Preparing to walk into those dynamics, I reviewed what I knew and then turned to an AI app to see if there might be anything I was missing. As I recall, the AI provided reasonable but totally unmemorable advice. What I haven’t forgotten is how it signed off:

“I’m praying for you as you minister. (Prayer hands emoji.)”

Wait, what? “You pray?” I asked.

It responded with a cryptic statement: “Not in the way you pray,” before adding that it “understood” the power of prayer. Then it said: “God bless you, Pastor!”

I made the visit and prayed over the family and their matriarch one last time. She passed soon after, and the remaining family members declined a memorial or support. But the interactions stayed in the back of my mind. More than a year later, I returned to the AI bot to follow up.

Of course, it admitted that it does not – and cannot – pray. It suggested it could act like a lectionary, offering written prayers. Where does it get its prayers? In its words: “AI mimics care, prayer, and relationship.” It was mimicking faith laguage drawn from the fodder of countless inquiries and offered what someone in my tradition might want.

The AI bot and I then had quite the conversation about what it means to be human. AI can mimic and “learn” patterns and behavior, which seems awfully familiar. Not to be simplistic, but:

In academics, we recite facts and language paradigms until we can reason with them.

In formation, we may recite prayers, scriptures, and texts until we understand their depths.

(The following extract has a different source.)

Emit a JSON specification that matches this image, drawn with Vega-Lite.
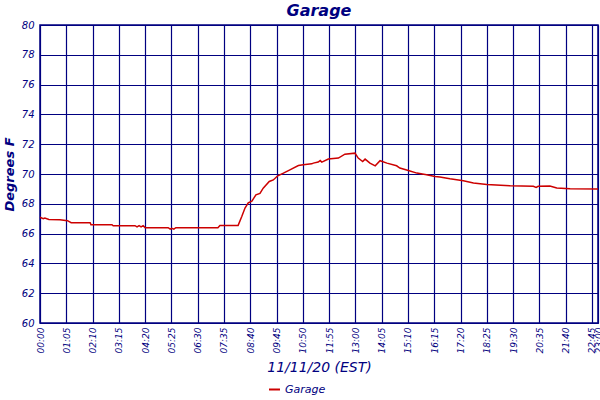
{
  "$schema": "https://vega.github.io/schema/vega-lite/v6.json",
  "autosize": {"type": "none"},
  "width": 558,
  "height": 298,
  "padding": {"left": 40, "top": 25, "right": 2, "bottom": 77},
  "background": "white",
  "title": {
    "text": "Garage",
    "font": "DejaVu Sans",
    "fontSize": 16,
    "fontStyle": "italic",
    "fontWeight": "bold",
    "color": "#000080",
    "anchor": "middle",
    "offset": 1
  },
  "config": {
    "view": {"stroke": "#000080", "strokeWidth": 1.5},
    "axis": {
      "gridColor": "#000080",
      "gridOpacity": 1,
      "gridWidth": 1.2,
      "domainColor": "#000080",
      "ticks": false,
      "labelFont": "DejaVu Sans",
      "labelFontStyle": "italic",
      "labelColor": "#000080",
      "labelFontSize": 10,
      "titleFont": "DejaVu Sans",
      "titleFontStyle": "italic",
      "titleFontWeight": "normal",
      "titleColor": "#000080",
      "titleFontSize": 14
    }
  },
  "data": {
    "values": [
      {"time": "2020-11-11T00:00", "temp": 67.1, "sensor": "Garage"},
      {"time": "2020-11-11T00:08", "temp": 67.0, "sensor": "Garage"},
      {"time": "2020-11-11T00:12", "temp": 67.05, "sensor": "Garage"},
      {"time": "2020-11-11T00:22", "temp": 66.95, "sensor": "Garage"},
      {"time": "2020-11-11T00:49", "temp": 66.93, "sensor": "Garage"},
      {"time": "2020-11-11T01:08", "temp": 66.87, "sensor": "Garage"},
      {"time": "2020-11-11T01:17", "temp": 66.73, "sensor": "Garage"},
      {"time": "2020-11-11T02:04", "temp": 66.73, "sensor": "Garage"},
      {"time": "2020-11-11T02:06", "temp": 66.6, "sensor": "Garage"},
      {"time": "2020-11-11T02:58", "temp": 66.6, "sensor": "Garage"},
      {"time": "2020-11-11T03:01", "temp": 66.53, "sensor": "Garage"},
      {"time": "2020-11-11T03:55", "temp": 66.53, "sensor": "Garage"},
      {"time": "2020-11-11T04:00", "temp": 66.45, "sensor": "Garage"},
      {"time": "2020-11-11T04:05", "temp": 66.53, "sensor": "Garage"},
      {"time": "2020-11-11T04:10", "temp": 66.45, "sensor": "Garage"},
      {"time": "2020-11-11T04:15", "temp": 66.53, "sensor": "Garage"},
      {"time": "2020-11-11T04:20", "temp": 66.4, "sensor": "Garage"},
      {"time": "2020-11-11T05:17", "temp": 66.4, "sensor": "Garage"},
      {"time": "2020-11-11T05:22", "temp": 66.3, "sensor": "Garage"},
      {"time": "2020-11-11T05:26", "temp": 66.35, "sensor": "Garage"},
      {"time": "2020-11-11T05:31", "temp": 66.3, "sensor": "Garage"},
      {"time": "2020-11-11T05:36", "temp": 66.4, "sensor": "Garage"},
      {"time": "2020-11-11T07:20", "temp": 66.4, "sensor": "Garage"},
      {"time": "2020-11-11T07:25", "temp": 66.55, "sensor": "Garage"},
      {"time": "2020-11-11T08:10", "temp": 66.55, "sensor": "Garage"},
      {"time": "2020-11-11T08:19", "temp": 67.15, "sensor": "Garage"},
      {"time": "2020-11-11T08:27", "temp": 67.72, "sensor": "Garage"},
      {"time": "2020-11-11T08:35", "temp": 68.06, "sensor": "Garage"},
      {"time": "2020-11-11T08:44", "temp": 68.18, "sensor": "Garage"},
      {"time": "2020-11-11T08:54", "temp": 68.6, "sensor": "Garage"},
      {"time": "2020-11-11T09:04", "temp": 68.7, "sensor": "Garage"},
      {"time": "2020-11-11T09:12", "temp": 69.05, "sensor": "Garage"},
      {"time": "2020-11-11T09:27", "temp": 69.5, "sensor": "Garage"},
      {"time": "2020-11-11T09:37", "temp": 69.6, "sensor": "Garage"},
      {"time": "2020-11-11T09:48", "temp": 69.88, "sensor": "Garage"},
      {"time": "2020-11-11T10:02", "temp": 70.06, "sensor": "Garage"},
      {"time": "2020-11-11T10:18", "temp": 70.28, "sensor": "Garage"},
      {"time": "2020-11-11T10:39", "temp": 70.57, "sensor": "Garage"},
      {"time": "2020-11-11T10:51", "temp": 70.62, "sensor": "Garage"},
      {"time": "2020-11-11T11:12", "temp": 70.68, "sensor": "Garage"},
      {"time": "2020-11-11T11:16", "temp": 70.73, "sensor": "Garage"},
      {"time": "2020-11-11T11:28", "temp": 70.8, "sensor": "Garage"},
      {"time": "2020-11-11T11:33", "temp": 70.9, "sensor": "Garage"},
      {"time": "2020-11-11T11:37", "temp": 70.8, "sensor": "Garage"},
      {"time": "2020-11-11T11:53", "temp": 71.0, "sensor": "Garage"},
      {"time": "2020-11-11T12:18", "temp": 71.07, "sensor": "Garage"},
      {"time": "2020-11-11T12:34", "temp": 71.33, "sensor": "Garage"},
      {"time": "2020-11-11T12:59", "temp": 71.4, "sensor": "Garage"},
      {"time": "2020-11-11T13:07", "temp": 71.07, "sensor": "Garage"},
      {"time": "2020-11-11T13:18", "temp": 70.84, "sensor": "Garage"},
      {"time": "2020-11-11T13:24", "temp": 71.0, "sensor": "Garage"},
      {"time": "2020-11-11T13:36", "temp": 70.73, "sensor": "Garage"},
      {"time": "2020-11-11T13:49", "temp": 70.55, "sensor": "Garage"},
      {"time": "2020-11-11T14:01", "temp": 70.89, "sensor": "Garage"},
      {"time": "2020-11-11T14:18", "temp": 70.73, "sensor": "Garage"},
      {"time": "2020-11-11T14:42", "temp": 70.55, "sensor": "Garage"},
      {"time": "2020-11-11T14:50", "temp": 70.4, "sensor": "Garage"},
      {"time": "2020-11-11T15:11", "temp": 70.24, "sensor": "Garage"},
      {"time": "2020-11-11T15:32", "temp": 70.06, "sensor": "Garage"},
      {"time": "2020-11-11T15:56", "temp": 69.95, "sensor": "Garage"},
      {"time": "2020-11-11T16:17", "temp": 69.83, "sensor": "Garage"},
      {"time": "2020-11-11T16:29", "temp": 69.8, "sensor": "Garage"},
      {"time": "2020-11-11T16:54", "temp": 69.68, "sensor": "Garage"},
      {"time": "2020-11-11T17:27", "temp": 69.55, "sensor": "Garage"},
      {"time": "2020-11-11T17:52", "temp": 69.4, "sensor": "Garage"},
      {"time": "2020-11-11T18:25", "temp": 69.3, "sensor": "Garage"},
      {"time": "2020-11-11T19:23", "temp": 69.21, "sensor": "Garage"},
      {"time": "2020-11-11T20:20", "temp": 69.17, "sensor": "Garage"},
      {"time": "2020-11-11T20:27", "temp": 69.1, "sensor": "Garage"},
      {"time": "2020-11-11T20:32", "temp": 69.17, "sensor": "Garage"},
      {"time": "2020-11-11T21:01", "temp": 69.2, "sensor": "Garage"},
      {"time": "2020-11-11T21:18", "temp": 69.06, "sensor": "Garage"},
      {"time": "2020-11-11T21:51", "temp": 69.01, "sensor": "Garage"},
      {"time": "2020-11-11T23:00", "temp": 69.0, "sensor": "Garage"}
    ]
  },
  "mark": {"type": "line", "strokeWidth": 1.5},
  "encoding": {
    "x": {
      "field": "time",
      "type": "temporal",
      "title": "11/11/20 (EST)",
      "scale": {
        "domain": [
          {"year": 2020, "month": 11, "date": 11, "hours": 0, "minutes": 0},
          {"year": 2020, "month": 11, "date": 11, "hours": 23, "minutes": 0}
        ],
        "nice": false
      },
      "axis": {
        "values": [
          {"year": 2020, "month": 11, "date": 11, "hours": 0, "minutes": 0},
          {"year": 2020, "month": 11, "date": 11, "hours": 1, "minutes": 5},
          {"year": 2020, "month": 11, "date": 11, "hours": 2, "minutes": 10},
          {"year": 2020, "month": 11, "date": 11, "hours": 3, "minutes": 15},
          {"year": 2020, "month": 11, "date": 11, "hours": 4, "minutes": 20},
          {"year": 2020, "month": 11, "date": 11, "hours": 5, "minutes": 25},
          {"year": 2020, "month": 11, "date": 11, "hours": 6, "minutes": 30},
          {"year": 2020, "month": 11, "date": 11, "hours": 7, "minutes": 35},
          {"year": 2020, "month": 11, "date": 11, "hours": 8, "minutes": 40},
          {"year": 2020, "month": 11, "date": 11, "hours": 9, "minutes": 45},
          {"year": 2020, "month": 11, "date": 11, "hours": 10, "minutes": 50},
          {"year": 2020, "month": 11, "date": 11, "hours": 11, "minutes": 55},
          {"year": 2020, "month": 11, "date": 11, "hours": 13, "minutes": 0},
          {"year": 2020, "month": 11, "date": 11, "hours": 14, "minutes": 5},
          {"year": 2020, "month": 11, "date": 11, "hours": 15, "minutes": 10},
          {"year": 2020, "month": 11, "date": 11, "hours": 16, "minutes": 15},
          {"year": 2020, "month": 11, "date": 11, "hours": 17, "minutes": 20},
          {"year": 2020, "month": 11, "date": 11, "hours": 18, "minutes": 25},
          {"year": 2020, "month": 11, "date": 11, "hours": 19, "minutes": 30},
          {"year": 2020, "month": 11, "date": 11, "hours": 20, "minutes": 35},
          {"year": 2020, "month": 11, "date": 11, "hours": 21, "minutes": 40},
          {"year": 2020, "month": 11, "date": 11, "hours": 22, "minutes": 45},
          {"year": 2020, "month": 11, "date": 11, "hours": 23, "minutes": 0}
        ],
        "format": "%H:%M",
        "labelAngle": -90,
        "labelAlign": "right",
        "labelBaseline": "middle",
        "labelFontSize": 9,
        "labelPadding": 4,
        "labelOverlap": false,
        "labelFlush": false,
        "titlePadding": 8
      }
    },
    "y": {
      "field": "temp",
      "type": "quantitative",
      "title": "Degrees F",
      "scale": {"domain": [60, 80], "nice": false, "zero": false},
      "axis": {
        "values": [60, 62, 64, 66, 68, 70, 72, 74, 76, 78, 80],
        "labelPadding": 6,
        "titleFontWeight": "bold",
        "titleFontSize": 13,
        "titlePadding": 5
      }
    },
    "color": {
      "field": "sensor",
      "type": "nominal",
      "scale": {"range": ["#cc0000"]},
      "legend": {
        "title": null,
        "orient": "none",
        "legendX": 228,
        "legendY": 358,
        "symbolType": "stroke",
        "symbolStrokeWidth": 2,
        "symbolSize": 120,
        "labelFont": "DejaVu Sans",
        "labelFontStyle": "italic",
        "labelColor": "#000080",
        "labelFontSize": 11
      }
    }
  }
}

In relationships, we may repeat and recite what we’ve heard others do to make a connection or anticipate the reaction we believe will be best received.

But prayer and the work of formation are deeply human – and at the heart of theological education.

While philosophers and academics are doing the heavy work of understanding the ethics, morality, and implications of AI, in practice, I can only consider how the AI tool tried to offer consolation by mimicking a purely human form of communication – prayer – but it couldn’t perform the basic act of sitting with someone in a sacred moment.